_PROBLEM DESCRIPTION_
Will you output the lines between the ones holding "Write the D3.js code for this chart." and "const yTicks = [0,500,1000,1500,2000,2500];", inclusive, exactly as they stand, and only those lines, with the pictures left out?

_DATASET EXTRACT_

<<<<

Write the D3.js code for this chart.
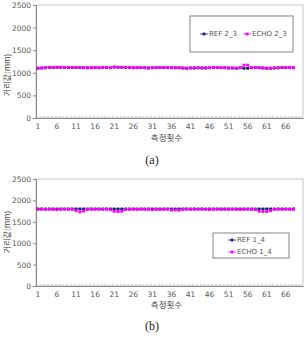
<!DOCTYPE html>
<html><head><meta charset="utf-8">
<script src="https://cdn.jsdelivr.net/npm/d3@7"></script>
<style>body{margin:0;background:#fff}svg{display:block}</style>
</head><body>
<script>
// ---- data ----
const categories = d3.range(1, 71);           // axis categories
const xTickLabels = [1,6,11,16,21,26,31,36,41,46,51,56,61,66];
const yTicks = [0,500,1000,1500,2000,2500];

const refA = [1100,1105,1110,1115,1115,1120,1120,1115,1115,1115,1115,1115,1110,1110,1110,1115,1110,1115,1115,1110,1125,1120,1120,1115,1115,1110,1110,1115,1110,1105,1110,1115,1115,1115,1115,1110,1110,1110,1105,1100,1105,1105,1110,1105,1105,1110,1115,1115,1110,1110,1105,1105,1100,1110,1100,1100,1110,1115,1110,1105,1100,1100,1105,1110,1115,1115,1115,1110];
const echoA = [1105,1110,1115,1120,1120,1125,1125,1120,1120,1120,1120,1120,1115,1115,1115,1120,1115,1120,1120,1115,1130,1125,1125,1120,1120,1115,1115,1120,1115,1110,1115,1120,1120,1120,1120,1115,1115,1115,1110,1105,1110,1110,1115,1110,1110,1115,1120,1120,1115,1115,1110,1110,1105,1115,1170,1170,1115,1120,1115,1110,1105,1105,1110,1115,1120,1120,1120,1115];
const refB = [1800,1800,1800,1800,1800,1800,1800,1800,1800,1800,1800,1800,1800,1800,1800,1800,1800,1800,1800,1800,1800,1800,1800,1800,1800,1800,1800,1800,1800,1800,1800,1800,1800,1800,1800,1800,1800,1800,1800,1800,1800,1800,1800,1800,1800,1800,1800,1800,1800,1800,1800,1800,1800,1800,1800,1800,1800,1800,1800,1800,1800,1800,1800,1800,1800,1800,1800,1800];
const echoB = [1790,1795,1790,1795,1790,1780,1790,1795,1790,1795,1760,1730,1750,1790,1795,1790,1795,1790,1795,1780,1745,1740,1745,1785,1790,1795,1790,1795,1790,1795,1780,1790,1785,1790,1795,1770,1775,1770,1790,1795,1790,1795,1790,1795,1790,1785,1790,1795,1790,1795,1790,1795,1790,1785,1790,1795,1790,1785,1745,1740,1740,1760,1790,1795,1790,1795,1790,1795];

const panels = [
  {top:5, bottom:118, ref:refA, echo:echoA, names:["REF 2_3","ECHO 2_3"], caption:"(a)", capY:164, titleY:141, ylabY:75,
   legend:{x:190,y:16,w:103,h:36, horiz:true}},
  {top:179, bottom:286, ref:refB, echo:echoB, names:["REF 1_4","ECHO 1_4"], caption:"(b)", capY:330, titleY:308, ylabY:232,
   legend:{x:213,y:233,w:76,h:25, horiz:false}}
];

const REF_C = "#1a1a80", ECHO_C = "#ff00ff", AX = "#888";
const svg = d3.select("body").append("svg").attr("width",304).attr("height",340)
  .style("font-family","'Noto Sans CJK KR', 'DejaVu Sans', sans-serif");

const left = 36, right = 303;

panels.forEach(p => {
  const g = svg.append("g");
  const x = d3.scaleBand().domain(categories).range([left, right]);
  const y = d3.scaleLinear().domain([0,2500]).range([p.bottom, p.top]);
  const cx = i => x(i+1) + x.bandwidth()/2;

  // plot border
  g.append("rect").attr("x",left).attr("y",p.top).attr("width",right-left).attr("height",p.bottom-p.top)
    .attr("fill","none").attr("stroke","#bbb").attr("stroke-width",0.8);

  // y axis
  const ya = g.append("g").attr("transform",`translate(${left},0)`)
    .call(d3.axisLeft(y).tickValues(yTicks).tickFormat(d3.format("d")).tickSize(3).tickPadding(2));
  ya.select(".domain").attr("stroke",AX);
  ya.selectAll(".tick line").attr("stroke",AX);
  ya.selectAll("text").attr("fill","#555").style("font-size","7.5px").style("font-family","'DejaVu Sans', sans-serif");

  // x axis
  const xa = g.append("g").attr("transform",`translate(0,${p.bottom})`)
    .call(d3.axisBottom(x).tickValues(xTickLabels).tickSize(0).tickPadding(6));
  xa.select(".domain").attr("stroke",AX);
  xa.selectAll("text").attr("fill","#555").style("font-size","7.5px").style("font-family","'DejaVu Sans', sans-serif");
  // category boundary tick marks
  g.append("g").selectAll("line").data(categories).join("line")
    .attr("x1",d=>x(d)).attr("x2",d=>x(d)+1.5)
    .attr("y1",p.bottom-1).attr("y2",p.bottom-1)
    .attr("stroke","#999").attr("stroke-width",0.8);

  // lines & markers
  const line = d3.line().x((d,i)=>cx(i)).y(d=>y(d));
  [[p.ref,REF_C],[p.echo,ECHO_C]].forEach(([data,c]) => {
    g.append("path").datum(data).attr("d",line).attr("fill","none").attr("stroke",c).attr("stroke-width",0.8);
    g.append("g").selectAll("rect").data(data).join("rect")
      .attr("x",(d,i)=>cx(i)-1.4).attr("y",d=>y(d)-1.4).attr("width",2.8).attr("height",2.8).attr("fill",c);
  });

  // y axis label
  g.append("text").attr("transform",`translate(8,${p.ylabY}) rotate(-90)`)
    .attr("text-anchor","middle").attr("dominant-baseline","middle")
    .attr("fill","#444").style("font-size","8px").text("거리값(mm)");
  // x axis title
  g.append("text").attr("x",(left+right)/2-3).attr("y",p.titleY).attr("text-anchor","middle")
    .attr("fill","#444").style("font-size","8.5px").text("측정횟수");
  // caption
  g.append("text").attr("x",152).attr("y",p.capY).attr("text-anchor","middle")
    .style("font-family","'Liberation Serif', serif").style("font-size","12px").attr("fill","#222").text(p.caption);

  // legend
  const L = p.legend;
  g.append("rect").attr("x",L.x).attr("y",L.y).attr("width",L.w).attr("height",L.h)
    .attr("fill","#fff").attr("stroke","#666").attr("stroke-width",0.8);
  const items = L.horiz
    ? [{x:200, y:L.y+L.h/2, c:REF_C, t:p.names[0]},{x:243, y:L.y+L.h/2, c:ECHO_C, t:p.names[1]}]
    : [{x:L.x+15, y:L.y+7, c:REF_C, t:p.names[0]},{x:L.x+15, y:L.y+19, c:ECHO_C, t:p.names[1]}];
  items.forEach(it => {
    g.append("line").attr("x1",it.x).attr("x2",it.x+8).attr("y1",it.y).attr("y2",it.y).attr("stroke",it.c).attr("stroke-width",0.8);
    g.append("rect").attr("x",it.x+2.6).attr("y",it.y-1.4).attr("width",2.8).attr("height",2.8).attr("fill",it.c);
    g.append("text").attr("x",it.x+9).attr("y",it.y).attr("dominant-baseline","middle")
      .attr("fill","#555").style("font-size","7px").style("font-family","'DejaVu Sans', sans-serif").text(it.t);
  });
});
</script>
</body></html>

>>>>
<<<<

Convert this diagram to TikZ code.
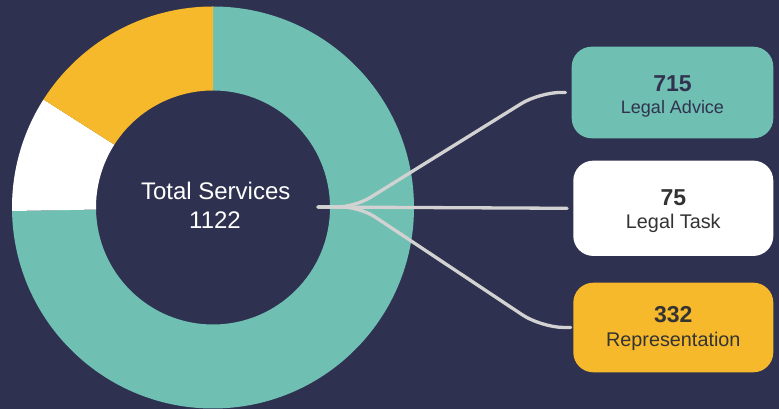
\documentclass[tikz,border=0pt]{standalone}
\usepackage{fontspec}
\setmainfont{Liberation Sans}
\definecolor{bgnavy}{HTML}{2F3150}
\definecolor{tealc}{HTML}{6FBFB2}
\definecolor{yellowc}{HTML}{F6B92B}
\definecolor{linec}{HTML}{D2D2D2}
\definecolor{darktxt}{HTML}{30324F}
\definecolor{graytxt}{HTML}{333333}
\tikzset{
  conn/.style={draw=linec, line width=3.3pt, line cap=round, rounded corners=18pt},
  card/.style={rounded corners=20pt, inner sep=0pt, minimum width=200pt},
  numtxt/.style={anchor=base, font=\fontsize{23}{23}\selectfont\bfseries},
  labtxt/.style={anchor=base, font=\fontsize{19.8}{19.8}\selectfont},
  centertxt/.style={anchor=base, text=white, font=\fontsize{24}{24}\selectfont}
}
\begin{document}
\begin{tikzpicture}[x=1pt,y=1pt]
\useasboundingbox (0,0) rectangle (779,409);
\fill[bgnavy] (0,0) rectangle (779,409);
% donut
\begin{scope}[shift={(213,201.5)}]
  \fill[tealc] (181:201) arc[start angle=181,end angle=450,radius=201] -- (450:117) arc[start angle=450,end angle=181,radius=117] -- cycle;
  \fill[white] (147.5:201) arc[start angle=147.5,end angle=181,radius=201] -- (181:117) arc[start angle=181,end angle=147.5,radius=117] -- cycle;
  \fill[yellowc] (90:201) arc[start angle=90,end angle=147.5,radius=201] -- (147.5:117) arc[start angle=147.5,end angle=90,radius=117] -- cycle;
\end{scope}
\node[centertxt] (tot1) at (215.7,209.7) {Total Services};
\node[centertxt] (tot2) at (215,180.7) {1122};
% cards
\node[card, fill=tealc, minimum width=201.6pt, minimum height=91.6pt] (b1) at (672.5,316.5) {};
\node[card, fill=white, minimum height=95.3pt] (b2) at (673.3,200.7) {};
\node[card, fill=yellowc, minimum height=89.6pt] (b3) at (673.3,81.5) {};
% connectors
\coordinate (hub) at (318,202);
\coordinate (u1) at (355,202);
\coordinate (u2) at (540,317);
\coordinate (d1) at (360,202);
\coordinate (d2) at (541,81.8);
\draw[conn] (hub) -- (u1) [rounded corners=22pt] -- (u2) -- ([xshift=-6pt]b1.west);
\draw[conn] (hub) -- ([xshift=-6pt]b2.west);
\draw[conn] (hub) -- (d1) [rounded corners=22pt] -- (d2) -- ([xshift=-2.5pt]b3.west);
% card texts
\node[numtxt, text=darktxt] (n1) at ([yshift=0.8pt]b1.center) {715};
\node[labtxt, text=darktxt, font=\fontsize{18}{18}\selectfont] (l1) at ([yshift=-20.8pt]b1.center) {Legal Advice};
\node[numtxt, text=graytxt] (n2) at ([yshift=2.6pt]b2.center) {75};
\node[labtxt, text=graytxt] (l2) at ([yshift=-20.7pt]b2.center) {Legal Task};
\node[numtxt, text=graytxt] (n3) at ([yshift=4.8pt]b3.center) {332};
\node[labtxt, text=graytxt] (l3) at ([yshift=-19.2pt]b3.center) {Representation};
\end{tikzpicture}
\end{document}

>>>>

_FINISHED ANSWER_
Write the D3.js code for this chart.
<!DOCTYPE html>
<html><head><meta charset="utf-8">
<script src="https://cdn.jsdelivr.net/npm/d3@7"></script>
<style>body{margin:0;background:#fff}svg{display:block}</style>
</head><body>
<script>
// ---- data ----
const categories = d3.range(1, 71);           // axis categories
const xTickLabels = [1,6,11,16,21,26,31,36,41,46,51,56,61,66];
const yTicks = [0,500,1000,1500,2000,2500];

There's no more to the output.